“Mesela, son 21 yılın enflasyon ortalaması yüzde 15'in altındadır.
Bu ortalama rakamın 1970'lerde yüzde 34,
1980'lerde yüzde 44,
1990'larda yüzde 74 seviyelerinde olduğunu unutmamalıyız.
Yani biz, Türkiye'nin sadece güncel değil, çok eskilerden beri gelen kronik bir sorunuyla mücadele ediyoruz.
Bu mücadelede enflasyonu yüzde 6'lara kadar düşüren de yine biz olduk." (Recep Tayyip Erdoğan)

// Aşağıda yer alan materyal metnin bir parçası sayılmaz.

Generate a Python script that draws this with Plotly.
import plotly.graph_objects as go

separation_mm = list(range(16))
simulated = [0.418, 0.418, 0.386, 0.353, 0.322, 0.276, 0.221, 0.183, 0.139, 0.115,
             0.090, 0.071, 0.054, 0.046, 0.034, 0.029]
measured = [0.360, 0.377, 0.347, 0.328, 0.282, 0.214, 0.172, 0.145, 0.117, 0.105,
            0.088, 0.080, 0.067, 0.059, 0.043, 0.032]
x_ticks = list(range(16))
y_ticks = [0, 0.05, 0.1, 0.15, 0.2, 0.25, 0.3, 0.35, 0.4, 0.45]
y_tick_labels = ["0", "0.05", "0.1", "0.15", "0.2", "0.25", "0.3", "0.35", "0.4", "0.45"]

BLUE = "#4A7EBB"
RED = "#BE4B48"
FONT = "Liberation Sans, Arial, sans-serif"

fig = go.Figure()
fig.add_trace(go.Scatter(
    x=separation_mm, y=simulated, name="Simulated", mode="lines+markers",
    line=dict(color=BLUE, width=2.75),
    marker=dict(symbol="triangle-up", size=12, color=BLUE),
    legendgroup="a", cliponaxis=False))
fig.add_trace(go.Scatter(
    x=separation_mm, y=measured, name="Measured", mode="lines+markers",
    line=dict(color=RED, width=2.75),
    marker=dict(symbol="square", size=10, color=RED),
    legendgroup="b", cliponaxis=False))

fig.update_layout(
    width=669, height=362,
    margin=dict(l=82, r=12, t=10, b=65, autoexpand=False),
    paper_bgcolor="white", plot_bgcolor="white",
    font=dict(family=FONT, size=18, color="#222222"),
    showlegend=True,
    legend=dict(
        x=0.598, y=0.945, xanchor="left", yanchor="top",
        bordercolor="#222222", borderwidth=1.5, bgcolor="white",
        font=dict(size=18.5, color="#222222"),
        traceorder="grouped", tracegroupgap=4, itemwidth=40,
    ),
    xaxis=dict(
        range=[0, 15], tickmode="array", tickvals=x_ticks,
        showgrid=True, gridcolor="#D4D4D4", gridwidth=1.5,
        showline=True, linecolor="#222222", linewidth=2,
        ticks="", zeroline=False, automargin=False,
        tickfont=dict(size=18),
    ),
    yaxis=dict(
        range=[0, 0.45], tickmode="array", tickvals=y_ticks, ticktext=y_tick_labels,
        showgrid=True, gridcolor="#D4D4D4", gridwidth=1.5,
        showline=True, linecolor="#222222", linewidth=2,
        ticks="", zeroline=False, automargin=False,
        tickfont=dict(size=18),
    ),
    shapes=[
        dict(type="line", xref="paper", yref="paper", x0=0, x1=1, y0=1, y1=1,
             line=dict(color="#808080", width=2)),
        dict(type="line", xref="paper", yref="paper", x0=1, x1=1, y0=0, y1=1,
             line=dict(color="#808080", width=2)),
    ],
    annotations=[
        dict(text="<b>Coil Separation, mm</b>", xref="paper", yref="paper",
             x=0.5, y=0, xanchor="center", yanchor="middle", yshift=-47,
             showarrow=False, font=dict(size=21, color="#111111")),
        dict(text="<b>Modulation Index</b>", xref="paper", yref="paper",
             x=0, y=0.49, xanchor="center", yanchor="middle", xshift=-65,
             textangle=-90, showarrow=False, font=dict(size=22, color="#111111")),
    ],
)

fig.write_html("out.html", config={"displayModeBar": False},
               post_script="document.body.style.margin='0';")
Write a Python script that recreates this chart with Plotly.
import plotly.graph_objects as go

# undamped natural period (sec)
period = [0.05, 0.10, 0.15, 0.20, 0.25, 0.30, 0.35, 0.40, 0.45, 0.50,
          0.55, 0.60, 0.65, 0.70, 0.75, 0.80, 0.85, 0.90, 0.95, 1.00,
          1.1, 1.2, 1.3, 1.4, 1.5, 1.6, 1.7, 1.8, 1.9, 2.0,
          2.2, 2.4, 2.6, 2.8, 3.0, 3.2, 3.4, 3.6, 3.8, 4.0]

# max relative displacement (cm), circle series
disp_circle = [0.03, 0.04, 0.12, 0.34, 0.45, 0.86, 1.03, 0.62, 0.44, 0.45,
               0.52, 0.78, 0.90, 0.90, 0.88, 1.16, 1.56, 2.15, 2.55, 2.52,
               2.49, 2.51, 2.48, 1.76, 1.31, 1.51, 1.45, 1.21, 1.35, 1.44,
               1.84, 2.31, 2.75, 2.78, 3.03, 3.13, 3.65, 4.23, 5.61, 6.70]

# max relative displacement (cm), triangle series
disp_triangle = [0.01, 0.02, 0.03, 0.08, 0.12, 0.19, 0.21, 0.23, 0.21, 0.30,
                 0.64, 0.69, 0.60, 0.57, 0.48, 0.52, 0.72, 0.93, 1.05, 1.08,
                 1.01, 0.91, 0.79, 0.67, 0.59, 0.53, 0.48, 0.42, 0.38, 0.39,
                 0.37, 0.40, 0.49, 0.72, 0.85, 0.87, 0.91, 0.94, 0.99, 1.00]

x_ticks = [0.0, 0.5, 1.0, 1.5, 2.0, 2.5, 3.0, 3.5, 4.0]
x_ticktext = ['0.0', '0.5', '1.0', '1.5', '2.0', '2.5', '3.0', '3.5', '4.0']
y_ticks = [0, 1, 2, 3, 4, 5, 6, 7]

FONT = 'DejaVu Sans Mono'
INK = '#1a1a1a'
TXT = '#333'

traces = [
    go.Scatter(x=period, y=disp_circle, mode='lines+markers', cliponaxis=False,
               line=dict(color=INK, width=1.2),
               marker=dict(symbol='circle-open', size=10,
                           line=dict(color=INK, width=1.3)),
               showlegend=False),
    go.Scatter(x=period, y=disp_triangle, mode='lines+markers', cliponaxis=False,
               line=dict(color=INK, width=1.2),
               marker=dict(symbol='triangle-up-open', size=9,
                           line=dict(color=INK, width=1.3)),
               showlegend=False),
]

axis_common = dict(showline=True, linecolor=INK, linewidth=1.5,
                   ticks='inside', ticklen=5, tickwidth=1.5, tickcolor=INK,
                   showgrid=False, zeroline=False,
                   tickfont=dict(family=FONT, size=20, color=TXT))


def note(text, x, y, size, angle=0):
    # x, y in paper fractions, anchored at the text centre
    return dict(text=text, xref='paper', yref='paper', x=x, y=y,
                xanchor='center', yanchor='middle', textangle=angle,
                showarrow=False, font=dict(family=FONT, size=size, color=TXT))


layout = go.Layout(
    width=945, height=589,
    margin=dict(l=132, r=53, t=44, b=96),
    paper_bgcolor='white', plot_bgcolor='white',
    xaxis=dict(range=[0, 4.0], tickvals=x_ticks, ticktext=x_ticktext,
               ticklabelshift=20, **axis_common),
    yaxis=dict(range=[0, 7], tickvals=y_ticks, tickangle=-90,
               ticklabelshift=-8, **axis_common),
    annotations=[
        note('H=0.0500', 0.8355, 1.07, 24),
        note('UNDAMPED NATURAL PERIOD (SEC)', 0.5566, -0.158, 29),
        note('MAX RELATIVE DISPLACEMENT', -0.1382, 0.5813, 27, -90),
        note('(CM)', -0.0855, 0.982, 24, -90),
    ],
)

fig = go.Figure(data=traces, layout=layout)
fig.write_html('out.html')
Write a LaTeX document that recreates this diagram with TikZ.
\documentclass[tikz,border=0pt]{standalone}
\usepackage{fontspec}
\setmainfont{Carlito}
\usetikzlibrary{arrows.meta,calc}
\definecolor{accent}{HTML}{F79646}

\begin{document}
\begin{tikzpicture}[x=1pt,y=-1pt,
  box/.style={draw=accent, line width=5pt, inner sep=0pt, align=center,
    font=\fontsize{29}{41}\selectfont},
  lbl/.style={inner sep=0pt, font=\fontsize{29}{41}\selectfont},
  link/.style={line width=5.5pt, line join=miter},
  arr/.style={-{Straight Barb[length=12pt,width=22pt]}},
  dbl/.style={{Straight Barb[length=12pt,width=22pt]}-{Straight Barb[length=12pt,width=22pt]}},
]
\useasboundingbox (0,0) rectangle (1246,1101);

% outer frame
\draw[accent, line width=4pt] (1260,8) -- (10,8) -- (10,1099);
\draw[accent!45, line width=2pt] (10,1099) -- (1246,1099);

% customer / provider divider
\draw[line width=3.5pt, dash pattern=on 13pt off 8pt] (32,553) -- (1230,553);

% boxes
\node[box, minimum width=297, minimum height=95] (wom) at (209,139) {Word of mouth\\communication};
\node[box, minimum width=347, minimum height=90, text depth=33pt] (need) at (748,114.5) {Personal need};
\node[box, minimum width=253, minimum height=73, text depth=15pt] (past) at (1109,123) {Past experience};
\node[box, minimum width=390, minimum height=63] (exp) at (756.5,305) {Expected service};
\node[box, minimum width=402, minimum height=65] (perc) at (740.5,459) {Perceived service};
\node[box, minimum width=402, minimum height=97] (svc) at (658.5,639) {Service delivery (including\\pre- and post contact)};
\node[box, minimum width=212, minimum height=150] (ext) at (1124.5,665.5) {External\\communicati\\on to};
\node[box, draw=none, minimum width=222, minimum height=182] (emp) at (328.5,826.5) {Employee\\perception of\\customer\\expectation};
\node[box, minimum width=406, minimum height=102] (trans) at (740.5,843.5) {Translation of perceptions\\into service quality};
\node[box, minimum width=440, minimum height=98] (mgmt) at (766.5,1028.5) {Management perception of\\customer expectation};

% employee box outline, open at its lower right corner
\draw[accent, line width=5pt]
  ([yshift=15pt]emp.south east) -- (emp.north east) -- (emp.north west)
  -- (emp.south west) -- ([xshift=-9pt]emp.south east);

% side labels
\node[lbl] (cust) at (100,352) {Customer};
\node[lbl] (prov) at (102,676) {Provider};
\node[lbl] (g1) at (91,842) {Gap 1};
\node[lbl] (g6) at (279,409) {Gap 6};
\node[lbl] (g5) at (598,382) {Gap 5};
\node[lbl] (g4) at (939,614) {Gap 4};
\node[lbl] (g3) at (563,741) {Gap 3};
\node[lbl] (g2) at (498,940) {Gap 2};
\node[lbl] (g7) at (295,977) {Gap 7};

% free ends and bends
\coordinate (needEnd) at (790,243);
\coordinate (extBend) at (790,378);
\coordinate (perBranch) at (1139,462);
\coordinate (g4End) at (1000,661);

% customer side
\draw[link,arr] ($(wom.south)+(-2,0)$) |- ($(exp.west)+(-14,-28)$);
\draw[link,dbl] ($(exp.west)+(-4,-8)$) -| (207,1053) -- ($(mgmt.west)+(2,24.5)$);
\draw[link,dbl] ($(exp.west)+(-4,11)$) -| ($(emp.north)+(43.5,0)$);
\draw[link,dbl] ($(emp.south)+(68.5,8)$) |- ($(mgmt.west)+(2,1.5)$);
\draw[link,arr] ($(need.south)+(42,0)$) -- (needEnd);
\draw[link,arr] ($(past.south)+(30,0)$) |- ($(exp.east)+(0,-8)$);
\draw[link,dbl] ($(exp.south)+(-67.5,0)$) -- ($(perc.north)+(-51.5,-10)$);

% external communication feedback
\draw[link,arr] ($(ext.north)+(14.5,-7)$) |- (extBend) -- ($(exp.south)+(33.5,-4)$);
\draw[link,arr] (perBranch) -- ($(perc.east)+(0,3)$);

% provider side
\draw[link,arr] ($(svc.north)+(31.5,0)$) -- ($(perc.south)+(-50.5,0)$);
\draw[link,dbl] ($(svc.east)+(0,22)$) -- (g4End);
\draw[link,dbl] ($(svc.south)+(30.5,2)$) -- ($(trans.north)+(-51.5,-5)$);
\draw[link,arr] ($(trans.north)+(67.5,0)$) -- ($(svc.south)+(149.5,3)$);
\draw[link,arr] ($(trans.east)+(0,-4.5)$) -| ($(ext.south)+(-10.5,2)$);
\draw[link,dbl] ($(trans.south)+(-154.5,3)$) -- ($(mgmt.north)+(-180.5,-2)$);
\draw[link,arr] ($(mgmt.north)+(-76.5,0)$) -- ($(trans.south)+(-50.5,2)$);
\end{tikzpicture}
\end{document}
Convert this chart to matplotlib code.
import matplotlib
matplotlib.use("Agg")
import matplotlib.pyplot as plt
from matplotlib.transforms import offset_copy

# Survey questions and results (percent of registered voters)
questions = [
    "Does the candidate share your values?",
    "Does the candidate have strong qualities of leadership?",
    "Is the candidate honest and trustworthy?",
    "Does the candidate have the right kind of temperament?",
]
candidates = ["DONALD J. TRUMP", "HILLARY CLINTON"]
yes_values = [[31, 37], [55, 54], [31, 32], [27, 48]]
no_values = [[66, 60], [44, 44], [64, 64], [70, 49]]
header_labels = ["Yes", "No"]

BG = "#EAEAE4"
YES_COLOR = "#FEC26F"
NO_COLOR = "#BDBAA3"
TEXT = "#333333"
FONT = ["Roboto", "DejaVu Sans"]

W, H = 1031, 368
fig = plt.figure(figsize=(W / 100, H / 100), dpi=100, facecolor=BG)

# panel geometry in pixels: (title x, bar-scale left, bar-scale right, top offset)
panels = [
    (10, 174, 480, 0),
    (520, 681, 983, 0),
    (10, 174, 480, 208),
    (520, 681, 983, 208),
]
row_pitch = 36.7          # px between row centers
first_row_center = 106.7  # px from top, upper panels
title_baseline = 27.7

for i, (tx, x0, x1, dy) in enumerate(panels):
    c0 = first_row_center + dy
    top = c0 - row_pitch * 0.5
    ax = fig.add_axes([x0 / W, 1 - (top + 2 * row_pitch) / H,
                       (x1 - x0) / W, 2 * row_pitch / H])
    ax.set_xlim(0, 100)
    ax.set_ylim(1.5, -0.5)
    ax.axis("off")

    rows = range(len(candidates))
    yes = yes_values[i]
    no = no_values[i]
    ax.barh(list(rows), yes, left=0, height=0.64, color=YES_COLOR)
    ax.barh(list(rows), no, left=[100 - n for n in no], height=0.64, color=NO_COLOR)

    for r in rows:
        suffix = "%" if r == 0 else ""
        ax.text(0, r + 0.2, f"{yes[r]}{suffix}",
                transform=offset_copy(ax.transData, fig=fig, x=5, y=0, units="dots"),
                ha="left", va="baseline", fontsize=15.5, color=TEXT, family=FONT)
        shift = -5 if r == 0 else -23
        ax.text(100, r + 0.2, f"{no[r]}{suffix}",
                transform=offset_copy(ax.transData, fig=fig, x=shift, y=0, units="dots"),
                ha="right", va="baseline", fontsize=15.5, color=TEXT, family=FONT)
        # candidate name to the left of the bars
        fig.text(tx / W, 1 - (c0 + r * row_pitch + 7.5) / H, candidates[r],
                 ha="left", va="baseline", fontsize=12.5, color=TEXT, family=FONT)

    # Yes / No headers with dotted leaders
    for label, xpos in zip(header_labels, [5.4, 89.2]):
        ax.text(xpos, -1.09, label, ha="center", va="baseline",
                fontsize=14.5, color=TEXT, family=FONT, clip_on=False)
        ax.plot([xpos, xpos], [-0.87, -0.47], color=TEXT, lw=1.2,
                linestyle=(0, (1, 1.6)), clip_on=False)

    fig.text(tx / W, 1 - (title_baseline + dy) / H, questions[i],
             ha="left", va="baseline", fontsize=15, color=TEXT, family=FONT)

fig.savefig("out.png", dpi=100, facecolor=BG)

Bu gerçekler üzerine söz söylemenin bir gereği yok ama bu gerçekleri görmek istemeyenler için biraz açalım. Çünkü yandık, bittik, çok kötüyüz diyenlere bu gerçekler kapak olsun. Buna rağmen inanmayan olursa, geçmiş kronik enflasyon tarihçesini baksın. Zira halebi oradaysa arşın burada. Ölçmeyi bilirse tabi.
70’lere bakalım. % 34 enflasyonla, ölmeden bugüne iyi gelmişiz. Benim burada merakım, bu yıllar yokluk dönemiydi. Tüp, yağ kuyrukları yaygındı. Bu yokluk dönemleri zannedersem, ülkenin 70 sente muhtaç olduğu yıllar. Ülke bu kadar yokluk içinde iken bu kadar fakirlik varken bu yüksek enflasyon nasıl olur. Söz konusu bol koalisyonlu ve azınlık hükümetleri olunca demek ki enflasyonla mücadele edememişler.
80’ler daha bir felaket. Askeri dönem ve tek başına hükümetler dönemi. Asker, kardeşin kardeşi öldürdüğü güvenliği ön plana alınca, enflasyonla mücadele edememiş belli ki. Tek başına hükümet kuran da ülkeyi çağ atlatmaktan enflasyonla mücadeleye vakit ayıramamış.
90’lar ise 74 ile başı çekiyor. O yıllar ikili, üçlü, dörtlü koalisyonlu dönemler. Belli ki ortaklar birbirleriyle uğraşmaktan enflasyonla mücadeleye zaman ayıramamışlar. Koalisyonların biri yıkılıp diğerleri kurulmuş. Haliyle Adriyatik’ten Çin Seddine hayali hayal olarak kalmış, seçim yatırımı iki anahtar da gerçekleşmemiş. Bunlar gerçekleşmediği gibi ülkeyi iki defa büyük ekonomik krize sürüklemişler. Krizin birini ekonomiyi düzeltsin diye getirdikleri ekonomi profesörü zamanında oldu. Diğeri ise en dürüst diye nam salan siyasetçi zamanında. Öyle zannediyorum, yüzde 74 enflasyonla halk inim inim inlemiştir.
Farkında iseniz, 70, 80 ve 90’lı yılların enflasyon oranlarının birler basamağı hep dört rakamlı çıkmış. Bu rakamlar doğru ise dörtlerin bir hikmeti olmalı ama anlayamadım.
Son 21 yıl ise tek başına hükümetlerin peşi sıra kurulduğu ve ülkenin istikrara kavuştuğu yıllar. İstikrar olunca, kronik sorun enflasyon sahibine göre kişnemiş. 70 yılından beri 34, 44 ve 74 şeklinde yukarıya doğru tırmanan enflasyonlardaki dört rakamının hikmetini de bir tarafa bırakarak 15’in altı ortalaması yakalanmış. Bugün yüksek olsa da bir vakit % 6’lara kadar düşmüş. Bu da kronik sorunla mücadelenin nasıl olması gerektiğini gösteriyor.
Hasılı, kronik sorunumuz enflasyonla mücadelede geçmişe oranla çok çok iyi durumdayız. Bugün çok yüksek olduğuna bakmamak lazım. Çünkü adı üzerinde kronik. Kronikle de uğraşmak da o kadar kolay değil. Doksanların yüzde 74 ortalaması bizi bugünlere getirmiş ve o zaman öldürmemişse 21 yılın ortalaması yüzde 15'in altında bir enflasyon bize hiçbir şey yapamaz. Unutmayın tek yapacağımız 2021, 2022, 2023 enflasyonuna bakmak değil, 21 yılın ortalamasına odaklanmak ve bardağa boş tarafından ziyade dolu tarafından bakmak önemli. Bunun için de iyi niyet lazım. Üstelik yine biz indireceğiz sözü de bizi sevindirmeli.